项目名称: 面向大数据的渐进式集成学习方法与分布式算法研究
项目编号: No.61473194
项目类型: 面上项目
立项/批准年度: 2015
项目学科: 其他
项目作者: 黄哲学
作者单位: 深圳大学
项目金额: 80万元
中文摘要: 大数据分析算法研究的挑战之一是分布式算法的数据可扩展性。针对这一挑战,本项目提出渐进式集成学习策略,在内存和计算资源有限的条件下,通过采用部分数据逐步分批计算来建立集成学习模型,提高分布式算法处理大数据的能力,使之能解决TB级大数据分类问题。本项目的目标是,针对大数据高可扩展分布式分析算法的研究,提出新的理论、方法、框架和实现技术。主要研究内容包括:(1)基于随机样本子集划分的渐进式集成学习方法和统计原理;(2)大数据随机样本子集划分的抽样方法和分布式算法;(3)渐进式集成学习分布式算法框架、渐进式随机森林算法和MapReduce实现;(4)渐进式集成学习算法在智能电网大数据分类和预测中应用。本项目的预期研究成果将为渐进式集成学习方法提供理论基础,为基于渐进式集成学习的分布式算法研究提供算法框架,为大数据分类与预测应用提供高可扩展的随机森林分析技术,促进我国大数据领域的技术创新和产业应用。

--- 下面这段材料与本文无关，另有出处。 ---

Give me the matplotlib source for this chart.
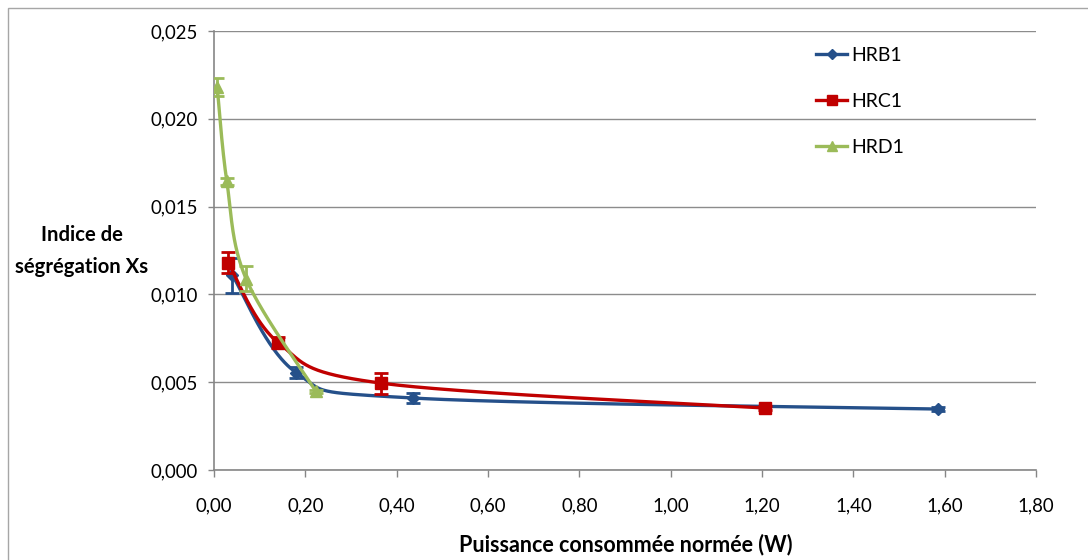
import numpy as np
import matplotlib
matplotlib.use("Agg")
import matplotlib.pyplot as plt
from matplotlib.patches import Rectangle
from matplotlib.lines import Line2D

# ---- data ----
series_names = ["HRB1", "HRC1", "HRD1"]
hrb1_x = [0.040, 0.180, 0.435, 1.585]
hrb1_y = [0.0111, 0.00555, 0.00410, 0.00347]
hrb1_err = [0.0010, 0.0003, 0.0003, 0.0001]

hrc1_x = [0.031, 0.141, 0.365, 1.206]
hrc1_y = [0.0118, 0.00725, 0.00495, 0.00353]
hrc1_err = [0.0006, 0.0003, 0.0006, 0.0001]

hrd1_x = [0.007, 0.028, 0.070, 0.223]
hrd1_y = [0.0218, 0.01645, 0.0109, 0.00448]
hrd1_err = [0.0005, 0.0002, 0.0007, 0.0001]

x_ticks = [0.0, 0.2, 0.4, 0.6, 0.8, 1.0, 1.2, 1.4, 1.6, 1.8]
x_tick_labels = ["0,00", "0,20", "0,40", "0,60", "0,80", "1,00", "1,20", "1,40", "1,60", "1,80"]
y_ticks = [0.0, 0.005, 0.010, 0.015, 0.020, 0.025]
y_tick_labels = ["0,000", "0,005", "0,010", "0,015", "0,020", "0,025"]

colors = ["#25508A", "#C00000", "#9BBB59"]
markers = ["D", "s", "^"]
msizes = [6, 8, 8]

FONT = ["Lato", "DejaVu Sans"]
plt.rcParams["font.family"] = FONT


def smooth(xs, ys, n=60):
    """Excel-like smoothed line: cubic Bezier with Catmull-Rom control points."""
    xs = np.asarray(xs, float)
    ys = np.asarray(ys, float)
    P = np.column_stack([xs, ys])
    m = len(P)
    out = []
    for i in range(m - 1):
        p0 = P[i - 1] if i > 0 else P[i]
        p1 = P[i]
        p2 = P[i + 1]
        p3 = P[i + 2] if i + 2 < m else P[i + 1]
        c1 = p1 + (p2 - p0) / 6.0
        c2 = p2 - (p3 - p1) / 6.0
        t = np.linspace(0, 1, n)[:, None]
        seg = ((1 - t) ** 3) * p1 + 3 * ((1 - t) ** 2) * t * c1 + 3 * (1 - t) * t ** 2 * c2 + t ** 3 * p2
        out.append(seg if i == 0 else seg[1:])
    arr = np.vstack(out)
    return arr[:, 0], arr[:, 1]


fig = plt.figure(figsize=(10.88, 5.6), dpi=100)
ax = fig.add_axes([214 / 1088, 90 / 560, 822 / 1088, 439 / 560])

# outer chart border
fig.patches.append(Rectangle((8 / 1088, -0.05), 1.2, (552 / 560) + 0.05,
                             transform=fig.transFigure, fill=False,
                             edgecolor="#A6A6A6", linewidth=1.0))

all_x = [hrb1_x, hrc1_x, hrd1_x]
all_y = [hrb1_y, hrc1_y, hrd1_y]
all_e = [hrb1_err, hrc1_err, hrd1_err]

for k, (xs, ys, es) in enumerate(zip(all_x, all_y, all_e)):
    sx, sy = smooth(xs, ys)
    ax.plot(sx, sy, color=colors[k], linewidth=2.4, zorder=3 + k, solid_capstyle="round")
    ax.errorbar(xs, ys, yerr=es, fmt=markers[k], color=colors[k], markersize=msizes[k],
                ecolor=colors[k], elinewidth=2, capsize=5, capthick=2, zorder=3.5 + k)

ax.set_xlim(0, 1.8)
ax.set_ylim(0, 0.025)
ax.set_xticks(x_ticks)
ax.set_xticklabels(x_tick_labels)
ax.set_yticks(y_ticks)
ax.set_yticklabels(y_tick_labels)
ax.tick_params(axis="x", direction="out", length=5, width=1, color="#868686", pad=15, labelsize=13.4)
ax.tick_params(axis="y", direction="out", length=4.5, width=1, color="#868686", pad=7, labelsize=13.4)
ax.grid(axis="y", color="#8C8C8C", linewidth=1)
ax.set_axisbelow(True)
for s in ["top", "right"]:
    ax.spines[s].set_visible(False)
for s in ["left", "bottom"]:
    ax.spines[s].set_color("#868686")
    ax.spines[s].set_linewidth(1.2)

fig.text(82 / 1088, 1 - 251 / 560, "Indice de\nségrégation Xs", ha="center", va="center",
         fontsize=14.6, fontweight="bold", multialignment="center", linespacing=1.8)
fig.text(626 / 1088, 1 - 545 / 560, "Puissance consommée normée (W)", ha="center", va="center",
         fontsize=15.5, fontweight="bold")

handles = [Line2D([0], [0], color=colors[k], marker=markers[k], markersize=msizes[k] - 1,
                  linewidth=2.4) for k in range(3)]
ax.legend(handles, series_names, loc="upper left", bbox_to_anchor=(816 / 1088, 1 - 47 / 560),
          bbox_transform=fig.transFigure, frameon=False, fontsize=14,
          handlelength=1.6, handletextpad=0.2, labelspacing=1.48, borderaxespad=0,
          borderpad=0)

fig.savefig("out.png", dpi=100)
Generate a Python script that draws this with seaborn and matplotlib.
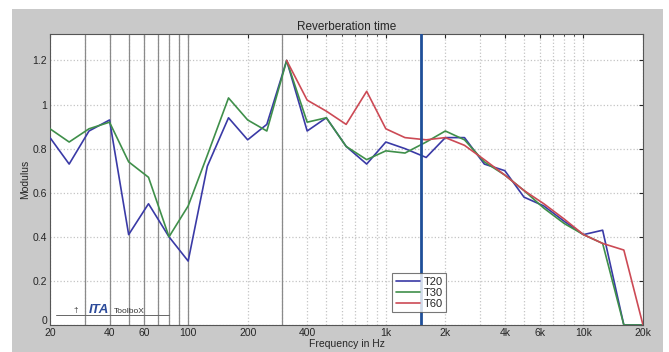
import numpy as np
import pandas as pd
import matplotlib
matplotlib.use("Agg")
import matplotlib.pyplot as plt
import seaborn as sns
from matplotlib.patches import Rectangle
from matplotlib.lines import Line2D
from matplotlib.transforms import ScaledTranslation
from matplotlib.ticker import FixedLocator, NullFormatter

sns.set_style("white")
plt.rcParams['font.family'] = ['Liberation Sans', 'DejaVu Sans']

# third-octave band centre frequencies (Hz)
freqs = [20, 25, 31.5, 40, 50, 63, 80, 100, 125, 160, 200, 250, 315, 400, 500,
         630, 800, 1000, 1250, 1600, 2000, 2500, 3150, 4000, 5000, 6300, 8000,
         10000, 12500, 16000, 20000]

t20 = [0.85, 0.73, 0.88, 0.93, 0.41, 0.55, 0.40, 0.29, 0.72, 0.94, 0.84, 0.91, 1.20, 0.88, 0.94,
       0.81, 0.73, 0.83, 0.80, 0.76, 0.85, 0.85, 0.73, 0.70, 0.58, 0.54, 0.47,
       0.41, 0.43, 0.0, 0.0]
t30 = [0.89, 0.83, 0.89, 0.92, 0.74, 0.67, 0.40, 0.54, 0.77, 1.03, 0.93, 0.88, 1.20, 0.92, 0.94,
       0.81, 0.75, 0.79, 0.78, 0.83, 0.88, 0.84, 0.74, 0.68, 0.61, 0.53, 0.46,
       0.41, 0.37, 0.0, 0.0]
t60 = [np.nan] * 12 + [1.20, 1.02, 0.97,
       0.91, 1.06, 0.89, 0.85, 0.84, 0.85, 0.815, 0.75, 0.68, 0.61, 0.55, 0.48,
       0.41, 0.37, 0.34, 0.0]

series_names = ["T20", "T30", "T60"]
colors = {"T20": "#3a3aa6", "T30": "#3f8f4a", "T60": "#cc4a55"}

xticks = [20, 40, 60, 100, 200, 400, 1000, 2000, 4000, 6000, 10000, 20000]
xticklabels = ["20", "40", "60", "100", "200", "400", "1k", "2k", "4k", "6k", "10k", "20k"]
yticks = [0, 0.2, 0.4, 0.6, 0.8, 1.0, 1.2]
yticklabels = ["0", "0.2", "0.4", "0.6", "0.8", "1", "1.2"]
marker_freq = 1500
dark_grid = [30, 40, 50, 60, 70, 80, 90, 100, 300]

df = pd.DataFrame({
    "freq": freqs * 3,
    "value": t20 + t30 + t60,
    "series": np.repeat(series_names, len(freqs)),
})

fig = plt.figure(figsize=(6.69, 3.52), dpi=100)
fig.patch.set_facecolor("white")
fig.patches.append(Rectangle((12 / 669, 0), 651 / 669, 343 / 352,
                             transform=fig.transFigure, facecolor="#c9c9c9",
                             edgecolor="none", zorder=-1))
ax = fig.add_axes([50 / 669, 27 / 352, 593 / 669, 291 / 352])
ax.set_facecolor("white")

ax.set_xscale("log")
ax.set_xlim(20, 20000)
ax.set_ylim(0, 1.32)

# minor grid (MATLAB style dotted)
minor = [m * 10 ** e for e in range(1, 5) for m in range(2, 10)]
ax.xaxis.set_minor_locator(FixedLocator(minor))
ax.xaxis.set_minor_formatter(NullFormatter())
ax.grid(which="both", axis="x", linestyle=":", color="#c4c4c4", lw=0.9)
ax.grid(which="major", axis="y", linestyle=":", color="#c4c4c4", lw=0.9)
for f in dark_grid:
    ax.axvline(f, color="#8a8a8a", lw=0.9, zorder=1)

sns.lineplot(data=df, x="freq", y="value", hue="series", palette=colors,
             lw=1.2, ax=ax, zorder=3)
ax.axvline(marker_freq, color="#1f4f99", lw=2.0, zorder=4)

ax.set_xticks(xticks)
ax.set_xticklabels(xticklabels)
ax.set_yticks(yticks)
ax.set_yticklabels(yticklabels)
ax.tick_params(axis="both", which="major", direction="in", labelsize=7.5,
               length=3, top=True, right=True, pad=2)
ax.tick_params(axis="x", which="minor", direction="in", length=1.5, top=True)
for s in ax.spines.values():
    s.set_color("#555555")
    s.set_linewidth(0.8)

# lift the "0" label a little so it clears the "20"
zero_lbl = ax.get_yticklabels()[0]
zero_lbl.set_transform(zero_lbl.get_transform()
                       + ScaledTranslation(0, 3.5 / 72, fig.dpi_scale_trans))

ax.set_title("Reverberation time", fontsize=8.5, pad=3)
ax.set_xlabel("Frequency in Hz", fontsize=7.5, labelpad=1)
ax.set_ylabel("Modulus", fontsize=7.5, labelpad=2)

leg = ax.legend(loc="lower left", bbox_to_anchor=(0.568, 0.025), fontsize=8,
                frameon=True, fancybox=False, edgecolor="#555555",
                handlelength=2.2, handletextpad=0.3, borderpad=0.3,
                labelspacing=0.1, title=None)
leg.get_frame().set_linewidth(0.8)

# toolbox logo
ax.add_line(Line2D([0.01, 0.2], [0.035, 0.035], transform=ax.transAxes,
                   color="#666666", lw=0.7, zorder=5))
ax.text(0.04, 0.045, "\u2020", transform=ax.transAxes, fontsize=6,
        color="#333333", zorder=5)
ax.text(0.065, 0.04, "ITA", transform=ax.transAxes, fontsize=9.5,
        fontweight="bold", style="italic", color="#2b4a9a", zorder=5)
ax.text(0.108, 0.042, "ToolboX", transform=ax.transAxes, fontsize=6,
        color="#333333", zorder=5)

fig.savefig("out.png", dpi=100, facecolor=fig.get_facecolor())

中文关键词: 大数据;集成学习;分布式算法;分类算法;分布式数据挖掘
英文摘要: One big challenge in big data analysis is the scalability of distributed analysis algorithms. To solve this problem, this project proposal proposes an asymptotic ensemble learning strategy that builds an ensemble learning model in steps and each step only uses a small portion of big data to compute a subset of component models distributedly. The final model is the ensemble of the subsets of component models learnt in all steps. This learning strategy can significantly increase the ability of distributed big data analysis on a platform with memory and computing constraints and scale to terabytes data in learning classification models. The objectives of this project are to study new theory and methods for research of distributed algorithms scalable to big data and develop a distributed framework for implementation of asymptotic ensemble learning algorithms. The research tasks include: (1) studying the asymptotic ensemble learning method and the statistical theory based on partition of a big data set by random sample subsets. (2) developing sampling methods of subsets of random samples in big data partition and distributed algorithms. (3) developing a distributed framework of asymptotic ensemble learning, asymptotic distributed random forests algorithms and MapReduce implementations. (4) applying asymptotic distributed random forests algorithms to smart grid big data for classification and prediction. The expected outcomes of this project will set up a theoretical foundation of asymptotic ensemble learning and provide an algorithm framework for development of asymptotic distributed ensemble learning algorithms. The outcomes will also provide new sacalable random forests technology for applications of big data classification and prediction. The research results will promote technology innovation in big data area and big data applications in China.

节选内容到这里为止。